There are two key components to missional discipleship. First, to be a disciple, necessarily, means that one is a witness. Therefore, discipleship does not stop at evangelism and conversion. Instead, from the very beginning, the process is “oriented toward the reign of God” (Chilcote and Warner, The Study of Evangelism xxvi). Membership is not an end unto itself. Rather, “the Church is God’s instrument for the healing of creation” (Guder, “Promise & Threat”). Discipleship equips the believer to know the faith, to relate to others, and to live in a way that non-believers come to faith. In other words, missional discipleship focuses on “orthodoxy, orthopathy, and orthopraxy” (Frost & Hirsch, ReJesus 156).

The second key component for missional discipleship involves the environment for growing missional disciples. In the missional church, relationships are the conduits for real transformation. Catechism is delivered through intensely relational processes. While group instruction may exist, individual mentoring and small group experiences provide the forum for discovery, reflection, and action.

Life Transformation Groups (LTGs) are a good example of the importance of intense relationship as a platform for transformation. Developed by Neil Cole, LTGs only involve two or three individuals. The time spent together includes confession, Scripture reading, and prayer. When a fourth person comes to join the LTG, a second group is created (Search and Rescue 166-176). Each LTG, then, becomes another witness for the gospel with organic growth possibilities.

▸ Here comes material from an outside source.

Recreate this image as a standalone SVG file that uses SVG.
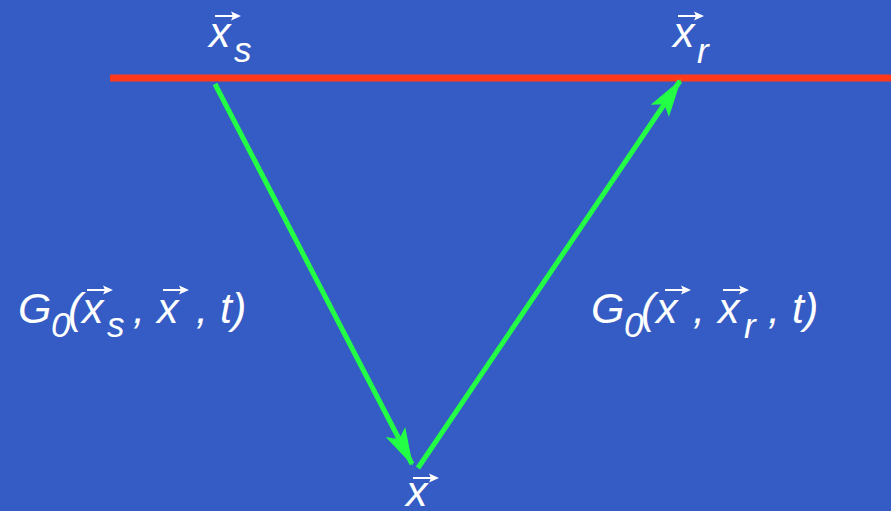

The apostolic and relational emphases of the missional church movement have a profound affect on how missional disciples live. In the “come and see” church, effort is directed toward gathering the faithful often for worship, study, prayer, administrative duties. Because of this tendency, those who would be the best witnesses for Jesus Christ are removed from the mission field. Missional disciples, on the other hand, are encouraged to move outward, toward the community. The simplicity of missional discipleship frees the disciple to be active salt and light in the world. Therefore, as missional disciples, we “create margin in our lives for the other” (Mick Noel, “Coaching Established Churches for Missional Change”).

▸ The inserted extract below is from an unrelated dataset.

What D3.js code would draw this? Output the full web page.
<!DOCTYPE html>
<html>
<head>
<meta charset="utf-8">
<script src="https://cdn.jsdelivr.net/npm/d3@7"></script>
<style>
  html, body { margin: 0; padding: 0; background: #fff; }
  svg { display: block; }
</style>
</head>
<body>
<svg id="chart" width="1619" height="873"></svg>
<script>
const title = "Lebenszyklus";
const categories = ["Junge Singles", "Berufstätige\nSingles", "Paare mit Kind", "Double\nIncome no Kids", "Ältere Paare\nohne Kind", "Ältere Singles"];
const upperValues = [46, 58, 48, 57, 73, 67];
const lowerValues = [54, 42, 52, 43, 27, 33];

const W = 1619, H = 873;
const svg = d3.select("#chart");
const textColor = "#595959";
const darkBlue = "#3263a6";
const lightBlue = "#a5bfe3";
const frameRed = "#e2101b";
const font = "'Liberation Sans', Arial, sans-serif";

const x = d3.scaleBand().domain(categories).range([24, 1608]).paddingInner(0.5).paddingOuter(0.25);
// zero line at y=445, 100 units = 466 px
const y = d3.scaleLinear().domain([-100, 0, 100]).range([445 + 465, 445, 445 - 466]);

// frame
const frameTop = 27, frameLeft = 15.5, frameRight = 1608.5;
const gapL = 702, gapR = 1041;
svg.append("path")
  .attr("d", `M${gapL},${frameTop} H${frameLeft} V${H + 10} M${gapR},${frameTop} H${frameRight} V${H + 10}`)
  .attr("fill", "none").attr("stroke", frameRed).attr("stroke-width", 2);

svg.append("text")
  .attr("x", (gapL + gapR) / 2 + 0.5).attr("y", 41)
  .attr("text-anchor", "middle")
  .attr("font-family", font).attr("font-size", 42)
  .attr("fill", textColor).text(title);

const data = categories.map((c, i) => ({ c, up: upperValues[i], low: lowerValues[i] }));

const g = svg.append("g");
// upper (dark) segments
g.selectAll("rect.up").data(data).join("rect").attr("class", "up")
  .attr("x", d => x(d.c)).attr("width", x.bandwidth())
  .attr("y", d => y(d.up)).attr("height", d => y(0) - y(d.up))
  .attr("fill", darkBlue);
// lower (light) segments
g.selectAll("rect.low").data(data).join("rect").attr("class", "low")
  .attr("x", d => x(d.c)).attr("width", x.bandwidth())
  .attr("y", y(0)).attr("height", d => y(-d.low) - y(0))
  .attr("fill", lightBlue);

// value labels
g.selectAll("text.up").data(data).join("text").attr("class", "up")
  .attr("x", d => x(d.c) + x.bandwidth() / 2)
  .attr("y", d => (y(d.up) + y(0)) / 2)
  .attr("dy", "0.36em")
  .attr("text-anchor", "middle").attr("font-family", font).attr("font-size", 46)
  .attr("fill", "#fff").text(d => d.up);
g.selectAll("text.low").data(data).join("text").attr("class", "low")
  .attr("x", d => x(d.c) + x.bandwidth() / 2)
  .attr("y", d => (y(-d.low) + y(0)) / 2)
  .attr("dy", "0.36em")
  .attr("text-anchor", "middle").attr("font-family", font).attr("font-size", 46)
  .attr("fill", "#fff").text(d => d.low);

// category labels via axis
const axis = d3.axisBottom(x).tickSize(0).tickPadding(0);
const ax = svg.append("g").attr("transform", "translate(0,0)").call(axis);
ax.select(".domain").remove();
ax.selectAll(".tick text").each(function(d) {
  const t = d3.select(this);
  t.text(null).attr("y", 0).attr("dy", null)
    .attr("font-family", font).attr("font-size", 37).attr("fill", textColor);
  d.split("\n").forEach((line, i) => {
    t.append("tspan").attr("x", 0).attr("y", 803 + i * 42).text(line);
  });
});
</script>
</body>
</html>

John Franke believes that missional theologians and practitioners “get accused by some of domesticating the gospel.” For example, in a culture dominated by the corporate church with professional clergy, some may question the wisdom of not having well educated leaders of these groups. One may argue that the work of discipleship belongs solely to those with specific training. The missional church, however, trusts the Holy Spirit with discipleship. As Franke says, “The domestication occurs when one group pins [the gospel] down for everyone else” (video, Shapevine.com, “Roundtable Discussion”).

In its most basic form, missional discipleship is oriented toward the reign of God and forged through relationship.